Faut-il réguler l’Internet ? Comment ? Jusqu’à quel point ? Probablement sont-ce des questions auxquels vous avez déjà été confronté en naviguant sur internet ou au cours de conversations. L’Union européenne s’est attelée à former un « marché numérique », le débat prend donc d’autant plus de sens et d’importance. Lors de mes précédentes publications j’ai beaucoup évoqué le Règlement Général sur la Protection des Données (RGPD), son importance, son aspect protecteur ou encore ses limites. L’Union européenne œuvre pour établir un cadre juridique clair pour l’Internet, c’est indéniable, et c’est une mission honorable. Pourtant, si légiférer nous apparaît comme une nécessité, il s’agit de le faire correctement. La semaine dernière le Parlement européen a voté favorablement à l’entrée en vigueur d’une directive particulièrement liberticide sur Internet : la directive copyright Internet.

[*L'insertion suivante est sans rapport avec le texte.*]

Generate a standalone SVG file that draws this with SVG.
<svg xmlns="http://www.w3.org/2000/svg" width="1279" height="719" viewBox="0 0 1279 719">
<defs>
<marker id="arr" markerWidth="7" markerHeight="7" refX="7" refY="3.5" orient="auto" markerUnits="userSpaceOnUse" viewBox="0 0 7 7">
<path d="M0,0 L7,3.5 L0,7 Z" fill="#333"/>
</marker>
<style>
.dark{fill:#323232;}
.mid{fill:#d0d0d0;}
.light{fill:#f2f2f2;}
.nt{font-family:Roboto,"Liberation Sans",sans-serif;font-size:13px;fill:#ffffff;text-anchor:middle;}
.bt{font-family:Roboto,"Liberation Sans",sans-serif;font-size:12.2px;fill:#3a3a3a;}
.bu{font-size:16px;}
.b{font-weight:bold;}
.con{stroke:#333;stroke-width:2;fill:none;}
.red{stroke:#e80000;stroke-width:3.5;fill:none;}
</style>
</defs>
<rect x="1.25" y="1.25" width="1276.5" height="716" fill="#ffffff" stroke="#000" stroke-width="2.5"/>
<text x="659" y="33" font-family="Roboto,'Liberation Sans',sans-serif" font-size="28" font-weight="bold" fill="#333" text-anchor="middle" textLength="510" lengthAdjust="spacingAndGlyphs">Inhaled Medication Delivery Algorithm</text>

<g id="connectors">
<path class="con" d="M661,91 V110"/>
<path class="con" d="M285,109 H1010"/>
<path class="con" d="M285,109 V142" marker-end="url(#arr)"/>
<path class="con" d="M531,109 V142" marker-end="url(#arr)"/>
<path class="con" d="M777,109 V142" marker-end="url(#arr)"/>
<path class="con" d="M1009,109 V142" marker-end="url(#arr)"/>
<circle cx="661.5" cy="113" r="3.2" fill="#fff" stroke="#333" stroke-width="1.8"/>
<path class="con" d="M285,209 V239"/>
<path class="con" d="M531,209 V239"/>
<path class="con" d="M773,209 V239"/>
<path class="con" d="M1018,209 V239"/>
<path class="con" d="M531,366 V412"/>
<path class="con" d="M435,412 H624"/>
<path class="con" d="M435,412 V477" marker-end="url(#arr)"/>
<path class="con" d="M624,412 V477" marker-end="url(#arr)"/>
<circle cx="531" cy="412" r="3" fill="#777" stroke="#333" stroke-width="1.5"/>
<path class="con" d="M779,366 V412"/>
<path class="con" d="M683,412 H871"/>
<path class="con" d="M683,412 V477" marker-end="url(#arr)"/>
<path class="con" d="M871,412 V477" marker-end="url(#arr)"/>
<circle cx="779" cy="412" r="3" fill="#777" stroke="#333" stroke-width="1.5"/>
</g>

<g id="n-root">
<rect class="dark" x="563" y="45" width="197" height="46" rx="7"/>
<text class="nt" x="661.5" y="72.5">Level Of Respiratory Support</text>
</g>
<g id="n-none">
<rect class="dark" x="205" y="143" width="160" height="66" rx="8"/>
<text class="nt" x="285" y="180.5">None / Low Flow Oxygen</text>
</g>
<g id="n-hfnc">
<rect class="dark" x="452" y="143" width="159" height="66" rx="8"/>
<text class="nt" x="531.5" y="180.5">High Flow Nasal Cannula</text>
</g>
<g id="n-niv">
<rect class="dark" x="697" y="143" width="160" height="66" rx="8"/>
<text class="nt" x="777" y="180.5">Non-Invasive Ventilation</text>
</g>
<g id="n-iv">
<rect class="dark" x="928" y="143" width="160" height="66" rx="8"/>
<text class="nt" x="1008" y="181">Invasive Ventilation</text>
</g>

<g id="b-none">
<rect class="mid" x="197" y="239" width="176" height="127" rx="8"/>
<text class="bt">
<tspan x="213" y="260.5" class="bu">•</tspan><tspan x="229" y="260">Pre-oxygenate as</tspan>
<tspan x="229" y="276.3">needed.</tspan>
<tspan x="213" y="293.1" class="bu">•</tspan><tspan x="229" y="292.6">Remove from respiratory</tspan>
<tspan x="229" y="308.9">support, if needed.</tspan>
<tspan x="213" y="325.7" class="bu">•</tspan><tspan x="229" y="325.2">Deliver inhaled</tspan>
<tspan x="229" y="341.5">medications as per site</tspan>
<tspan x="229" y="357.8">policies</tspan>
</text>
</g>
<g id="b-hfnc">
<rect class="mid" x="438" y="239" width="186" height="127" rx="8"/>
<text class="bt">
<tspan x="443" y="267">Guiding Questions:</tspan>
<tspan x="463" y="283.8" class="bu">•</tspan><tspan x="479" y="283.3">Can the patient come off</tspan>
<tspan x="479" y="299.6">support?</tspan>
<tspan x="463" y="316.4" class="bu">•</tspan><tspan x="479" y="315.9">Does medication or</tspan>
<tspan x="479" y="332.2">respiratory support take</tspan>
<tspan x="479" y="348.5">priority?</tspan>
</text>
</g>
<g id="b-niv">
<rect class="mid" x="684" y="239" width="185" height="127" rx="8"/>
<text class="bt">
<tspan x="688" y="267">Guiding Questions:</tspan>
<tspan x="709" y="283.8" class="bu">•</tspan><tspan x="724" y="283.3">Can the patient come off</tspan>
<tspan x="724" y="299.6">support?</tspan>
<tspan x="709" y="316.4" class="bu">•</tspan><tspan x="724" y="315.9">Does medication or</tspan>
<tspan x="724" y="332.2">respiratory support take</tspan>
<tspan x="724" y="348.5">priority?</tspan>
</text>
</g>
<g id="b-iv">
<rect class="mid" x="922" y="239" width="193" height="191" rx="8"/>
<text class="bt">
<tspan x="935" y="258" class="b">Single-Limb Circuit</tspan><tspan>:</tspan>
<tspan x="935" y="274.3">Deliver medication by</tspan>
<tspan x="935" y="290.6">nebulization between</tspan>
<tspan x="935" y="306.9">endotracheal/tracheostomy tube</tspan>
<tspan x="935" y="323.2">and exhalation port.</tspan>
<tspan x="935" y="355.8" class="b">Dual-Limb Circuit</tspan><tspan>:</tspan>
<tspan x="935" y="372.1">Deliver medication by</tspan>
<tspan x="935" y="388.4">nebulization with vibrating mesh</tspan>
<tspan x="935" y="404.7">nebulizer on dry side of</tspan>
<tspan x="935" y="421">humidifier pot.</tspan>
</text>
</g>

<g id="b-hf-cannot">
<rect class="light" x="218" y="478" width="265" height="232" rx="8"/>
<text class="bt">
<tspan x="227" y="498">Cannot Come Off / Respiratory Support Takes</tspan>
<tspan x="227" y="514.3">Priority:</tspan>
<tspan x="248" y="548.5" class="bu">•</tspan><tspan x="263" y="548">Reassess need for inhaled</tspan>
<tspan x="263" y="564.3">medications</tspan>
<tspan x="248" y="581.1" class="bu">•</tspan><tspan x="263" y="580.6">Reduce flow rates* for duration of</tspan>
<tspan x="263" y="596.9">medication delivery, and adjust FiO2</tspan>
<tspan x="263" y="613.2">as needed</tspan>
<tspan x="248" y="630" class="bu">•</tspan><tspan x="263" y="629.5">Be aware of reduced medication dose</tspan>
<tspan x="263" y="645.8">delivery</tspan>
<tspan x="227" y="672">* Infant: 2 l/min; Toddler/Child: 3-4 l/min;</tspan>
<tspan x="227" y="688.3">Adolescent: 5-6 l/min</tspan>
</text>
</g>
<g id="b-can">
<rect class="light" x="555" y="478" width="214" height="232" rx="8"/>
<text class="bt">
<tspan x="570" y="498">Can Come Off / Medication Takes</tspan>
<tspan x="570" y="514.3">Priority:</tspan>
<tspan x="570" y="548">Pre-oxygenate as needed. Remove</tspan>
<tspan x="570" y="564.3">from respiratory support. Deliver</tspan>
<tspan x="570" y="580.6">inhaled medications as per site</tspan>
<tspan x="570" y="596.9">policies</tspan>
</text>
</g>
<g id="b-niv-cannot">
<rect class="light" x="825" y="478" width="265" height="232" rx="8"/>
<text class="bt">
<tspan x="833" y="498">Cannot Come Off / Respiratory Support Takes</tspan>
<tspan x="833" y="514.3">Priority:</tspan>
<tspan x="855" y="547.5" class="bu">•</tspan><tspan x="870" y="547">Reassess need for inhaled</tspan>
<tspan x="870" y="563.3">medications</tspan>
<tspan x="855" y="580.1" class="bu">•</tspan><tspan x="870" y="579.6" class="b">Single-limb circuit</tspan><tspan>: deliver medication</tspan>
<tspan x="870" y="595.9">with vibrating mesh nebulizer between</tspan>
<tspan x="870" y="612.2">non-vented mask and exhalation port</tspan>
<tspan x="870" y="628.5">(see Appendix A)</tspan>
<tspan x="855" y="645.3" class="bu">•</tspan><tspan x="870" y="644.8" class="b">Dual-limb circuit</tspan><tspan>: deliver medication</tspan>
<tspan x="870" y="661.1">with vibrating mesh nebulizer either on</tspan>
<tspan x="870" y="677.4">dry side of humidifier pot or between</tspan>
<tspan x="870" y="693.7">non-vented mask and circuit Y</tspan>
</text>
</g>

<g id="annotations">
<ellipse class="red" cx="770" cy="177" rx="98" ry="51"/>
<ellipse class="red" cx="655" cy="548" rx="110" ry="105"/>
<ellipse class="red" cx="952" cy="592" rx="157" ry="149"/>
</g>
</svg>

Il s’agit de la Directive Copyright.

 

Avant de s’attaquer réellement au vif du sujet, réellement attaquer le vif du sujet et de comprendre en quoi ce texte n’est ni souhaitable ni même envisageable, il s’agira de comprendre que parallèlement à l’évolution de l’Internet, la régulation de l’Internet a toujours été un questionnement sensible et souvent évité. La régulation de l’Internet se justifie par un certain nombre d’objectifs :

  1. La sécurité (notamment la cybersécurité);
  2. La croissance économique;
  3. La préservation de l’ordre social;
  4. La liberté d’expression et d’association;
  5. Le droit à la vie privée;

La sécurité étant probablement l’objectif faisant le plus consensus, chaque gouvernement, individu et entreprise la place au centre de leurs intérêts. Les gouvernements ont un réel intérêt à la fois économique et social à préserver la sécurité des individus ainsi que des entreprises. De plus, la sécurité de leur propre système est nécessaire au regard du caractère particulièrement sensible des données détenues par un État. A l’opposé de la cybersécurité s’inscrit la cybercriminalité.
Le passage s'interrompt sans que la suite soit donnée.